Wearing white Tyvek overalls and other standard crime-scene gear, she carried a dozen paper and plastic bags out into the hallway, and handed off to an evidence collection tech — a young, talented Latina, whom Sachs had wanted to recruit to work regularly with her and Rhyme — a plan put on hold now that her husband had been summarily fired.
She tried to quash the anger she felt at the brass’s foolishness. No, that was too mild. Their idiocy .
This she was not able to do.
Politics...
“Terrible,” Sonja Montez said, somber faced, as she looked at a large plastic bag containing a baby’s rotating mobile of angels. She had a four- and a six-year-old at home.

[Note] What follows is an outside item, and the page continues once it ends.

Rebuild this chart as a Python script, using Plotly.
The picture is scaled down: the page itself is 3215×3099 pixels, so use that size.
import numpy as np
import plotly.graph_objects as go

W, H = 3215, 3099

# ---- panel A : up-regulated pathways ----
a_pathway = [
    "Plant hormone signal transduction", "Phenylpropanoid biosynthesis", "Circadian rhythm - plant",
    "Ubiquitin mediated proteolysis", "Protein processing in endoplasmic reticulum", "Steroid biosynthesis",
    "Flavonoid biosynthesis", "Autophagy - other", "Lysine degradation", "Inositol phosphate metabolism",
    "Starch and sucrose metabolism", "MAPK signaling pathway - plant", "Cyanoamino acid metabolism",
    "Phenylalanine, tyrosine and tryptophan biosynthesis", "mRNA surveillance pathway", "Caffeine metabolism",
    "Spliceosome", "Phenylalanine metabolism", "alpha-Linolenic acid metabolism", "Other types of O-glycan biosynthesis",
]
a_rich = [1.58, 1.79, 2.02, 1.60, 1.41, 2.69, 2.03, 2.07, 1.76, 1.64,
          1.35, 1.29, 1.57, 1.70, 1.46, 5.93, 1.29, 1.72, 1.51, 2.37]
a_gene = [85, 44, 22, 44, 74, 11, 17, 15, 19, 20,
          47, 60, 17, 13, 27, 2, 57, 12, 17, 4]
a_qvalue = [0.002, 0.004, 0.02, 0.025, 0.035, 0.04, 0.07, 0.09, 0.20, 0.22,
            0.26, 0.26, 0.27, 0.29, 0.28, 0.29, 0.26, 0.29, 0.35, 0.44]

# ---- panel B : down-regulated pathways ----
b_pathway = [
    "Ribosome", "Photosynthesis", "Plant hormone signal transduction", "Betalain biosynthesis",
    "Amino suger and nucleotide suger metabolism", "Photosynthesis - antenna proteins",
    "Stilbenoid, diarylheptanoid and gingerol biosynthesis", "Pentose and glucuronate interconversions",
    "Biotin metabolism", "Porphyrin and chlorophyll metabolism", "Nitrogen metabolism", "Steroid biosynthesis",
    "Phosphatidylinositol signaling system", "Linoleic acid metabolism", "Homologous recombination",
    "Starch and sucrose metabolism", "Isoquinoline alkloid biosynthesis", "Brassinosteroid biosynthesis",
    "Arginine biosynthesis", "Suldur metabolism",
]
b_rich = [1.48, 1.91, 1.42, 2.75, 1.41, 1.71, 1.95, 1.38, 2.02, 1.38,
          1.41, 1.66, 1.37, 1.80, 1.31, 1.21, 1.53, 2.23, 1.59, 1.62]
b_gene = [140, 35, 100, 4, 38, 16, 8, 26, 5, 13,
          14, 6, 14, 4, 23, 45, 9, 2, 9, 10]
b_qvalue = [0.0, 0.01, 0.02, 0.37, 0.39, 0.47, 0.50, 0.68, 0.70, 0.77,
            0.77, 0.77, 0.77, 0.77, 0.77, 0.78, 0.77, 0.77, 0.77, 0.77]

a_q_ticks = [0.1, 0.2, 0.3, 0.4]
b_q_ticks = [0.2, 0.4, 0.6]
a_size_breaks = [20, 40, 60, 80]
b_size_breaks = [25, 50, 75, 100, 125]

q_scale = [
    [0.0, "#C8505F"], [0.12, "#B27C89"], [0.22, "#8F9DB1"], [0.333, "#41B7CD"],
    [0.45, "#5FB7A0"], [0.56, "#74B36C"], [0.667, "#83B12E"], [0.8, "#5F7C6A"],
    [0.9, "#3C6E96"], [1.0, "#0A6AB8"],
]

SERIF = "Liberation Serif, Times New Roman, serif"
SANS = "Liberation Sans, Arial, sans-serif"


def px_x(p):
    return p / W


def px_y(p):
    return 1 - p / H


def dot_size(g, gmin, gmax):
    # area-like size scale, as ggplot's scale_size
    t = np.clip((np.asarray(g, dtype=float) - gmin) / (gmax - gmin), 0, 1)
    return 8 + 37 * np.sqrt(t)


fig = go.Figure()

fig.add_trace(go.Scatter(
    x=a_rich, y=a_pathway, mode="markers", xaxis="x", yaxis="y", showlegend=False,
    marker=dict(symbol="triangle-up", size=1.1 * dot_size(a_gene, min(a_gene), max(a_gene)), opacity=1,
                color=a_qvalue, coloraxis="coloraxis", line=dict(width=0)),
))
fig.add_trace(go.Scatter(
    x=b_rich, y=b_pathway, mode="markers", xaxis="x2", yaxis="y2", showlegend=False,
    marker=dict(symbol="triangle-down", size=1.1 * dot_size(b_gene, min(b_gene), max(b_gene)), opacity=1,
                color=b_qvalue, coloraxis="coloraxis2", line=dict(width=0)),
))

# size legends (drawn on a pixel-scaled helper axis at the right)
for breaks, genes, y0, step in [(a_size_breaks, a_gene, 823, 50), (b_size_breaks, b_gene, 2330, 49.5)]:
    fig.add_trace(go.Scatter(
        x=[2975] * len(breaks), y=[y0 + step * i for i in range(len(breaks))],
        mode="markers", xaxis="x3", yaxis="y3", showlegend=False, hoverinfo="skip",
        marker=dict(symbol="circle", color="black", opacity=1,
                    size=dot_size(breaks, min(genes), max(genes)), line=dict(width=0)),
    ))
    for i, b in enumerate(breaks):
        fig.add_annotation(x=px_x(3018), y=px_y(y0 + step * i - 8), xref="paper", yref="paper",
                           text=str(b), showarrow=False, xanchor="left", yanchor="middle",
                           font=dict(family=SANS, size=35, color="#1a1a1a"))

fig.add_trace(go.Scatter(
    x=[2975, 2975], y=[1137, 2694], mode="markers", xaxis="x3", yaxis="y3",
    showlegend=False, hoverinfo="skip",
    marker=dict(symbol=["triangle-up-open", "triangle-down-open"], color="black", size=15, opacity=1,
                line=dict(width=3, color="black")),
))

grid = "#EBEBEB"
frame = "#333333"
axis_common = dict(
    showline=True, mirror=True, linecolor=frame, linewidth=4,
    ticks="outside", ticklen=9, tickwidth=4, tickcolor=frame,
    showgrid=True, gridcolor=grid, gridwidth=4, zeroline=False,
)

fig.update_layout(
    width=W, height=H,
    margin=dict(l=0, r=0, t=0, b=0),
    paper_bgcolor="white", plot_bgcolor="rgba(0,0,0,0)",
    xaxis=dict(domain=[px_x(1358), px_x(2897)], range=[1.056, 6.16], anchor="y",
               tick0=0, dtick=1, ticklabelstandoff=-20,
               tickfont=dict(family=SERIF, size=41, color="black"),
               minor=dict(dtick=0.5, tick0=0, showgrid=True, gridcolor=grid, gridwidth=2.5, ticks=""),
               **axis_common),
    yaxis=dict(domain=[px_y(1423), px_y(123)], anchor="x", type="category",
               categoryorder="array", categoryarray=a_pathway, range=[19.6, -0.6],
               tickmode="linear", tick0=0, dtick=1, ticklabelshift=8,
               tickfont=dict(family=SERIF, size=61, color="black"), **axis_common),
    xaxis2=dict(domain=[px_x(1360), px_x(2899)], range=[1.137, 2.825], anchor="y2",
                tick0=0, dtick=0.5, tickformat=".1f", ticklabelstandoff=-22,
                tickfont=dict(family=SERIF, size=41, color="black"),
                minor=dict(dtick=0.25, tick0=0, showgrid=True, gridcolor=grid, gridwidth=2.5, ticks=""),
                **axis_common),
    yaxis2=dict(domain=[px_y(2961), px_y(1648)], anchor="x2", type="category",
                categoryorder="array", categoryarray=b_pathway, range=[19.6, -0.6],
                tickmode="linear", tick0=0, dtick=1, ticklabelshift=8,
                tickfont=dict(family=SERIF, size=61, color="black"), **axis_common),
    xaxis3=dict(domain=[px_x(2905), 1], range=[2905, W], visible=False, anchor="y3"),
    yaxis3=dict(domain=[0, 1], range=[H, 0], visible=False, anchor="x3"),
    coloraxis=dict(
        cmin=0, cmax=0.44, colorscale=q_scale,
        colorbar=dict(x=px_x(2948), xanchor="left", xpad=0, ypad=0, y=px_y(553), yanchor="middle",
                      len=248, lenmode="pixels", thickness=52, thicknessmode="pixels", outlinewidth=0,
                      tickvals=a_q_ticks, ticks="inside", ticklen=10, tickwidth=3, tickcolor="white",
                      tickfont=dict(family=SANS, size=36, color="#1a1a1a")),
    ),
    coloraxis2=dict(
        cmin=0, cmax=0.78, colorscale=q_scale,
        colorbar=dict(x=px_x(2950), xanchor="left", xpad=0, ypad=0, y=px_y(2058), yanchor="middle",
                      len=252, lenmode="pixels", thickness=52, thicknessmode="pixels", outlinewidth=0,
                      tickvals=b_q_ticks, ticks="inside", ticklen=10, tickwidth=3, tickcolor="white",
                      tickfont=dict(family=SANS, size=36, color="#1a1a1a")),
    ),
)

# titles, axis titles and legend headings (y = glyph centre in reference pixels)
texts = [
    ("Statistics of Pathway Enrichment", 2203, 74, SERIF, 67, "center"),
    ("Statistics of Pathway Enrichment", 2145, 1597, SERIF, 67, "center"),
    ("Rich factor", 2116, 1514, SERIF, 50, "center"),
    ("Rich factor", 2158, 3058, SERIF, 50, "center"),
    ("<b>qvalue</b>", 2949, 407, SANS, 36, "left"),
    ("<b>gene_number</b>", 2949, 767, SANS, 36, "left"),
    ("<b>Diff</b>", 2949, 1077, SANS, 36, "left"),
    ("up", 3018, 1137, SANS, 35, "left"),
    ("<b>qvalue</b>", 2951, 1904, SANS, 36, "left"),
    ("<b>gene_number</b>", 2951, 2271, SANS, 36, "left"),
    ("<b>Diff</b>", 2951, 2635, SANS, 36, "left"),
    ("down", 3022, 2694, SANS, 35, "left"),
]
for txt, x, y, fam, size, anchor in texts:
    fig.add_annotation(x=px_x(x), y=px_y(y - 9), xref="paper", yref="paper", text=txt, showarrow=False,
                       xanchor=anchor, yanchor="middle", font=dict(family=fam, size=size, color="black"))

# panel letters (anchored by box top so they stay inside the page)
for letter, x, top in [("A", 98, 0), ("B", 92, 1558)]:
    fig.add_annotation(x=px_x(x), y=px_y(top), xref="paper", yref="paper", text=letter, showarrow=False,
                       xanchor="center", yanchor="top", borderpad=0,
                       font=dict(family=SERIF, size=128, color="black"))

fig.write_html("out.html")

“Do the CoCs and get them into the bus.”
“Sure, Detective.” She put the bags, from which chain-of-custody cards dangled, into a large plastic tub and walked to the elevator.
Sachs spent another fifteen minutes in the apartment, then she too left and descended to the main floor. Outside, she noted the large crowd, staring at the police activities.
Reporters too. As always, the press hovered, and... pressed .
“Is this the Locksmith?” one called.
“Detective Sachs!”
“Was there a Daily Herald page here too?”
She said nothing and began stripping off the overalls.
Ron Pulaski approached. The young officer ran a hand through his short blond hair and absently worried the scar on his forehead. He’d suffered a head injury on the job years ago, and it had been a long slog back to full health.
“Sucks about Lincoln.”
“Yeah. Any luck with locksmithing shops?”
“No. Just that they were all impressed at the perp’s skill.”
Sachs scoffed. “Not helpful.”
“No.”
She glanced up toward the window that would be Noelle’s. “He was drinking her wine. Just like he ate Annabelle Talese’s cookies. Sitting on the couch with his feet up on her coffee table.”
“Drinking?” Pulaski was frowning. “He’s careful about friction ridges. But careless about DNA?”
“Maybe. Maybe not. We’ll have to see.”
“Brother. What’s the guy about?” He thought for a moment. “I think he’s flaunting. Home invasion, sitting there, throwing the intrusion into the victims’ faces.”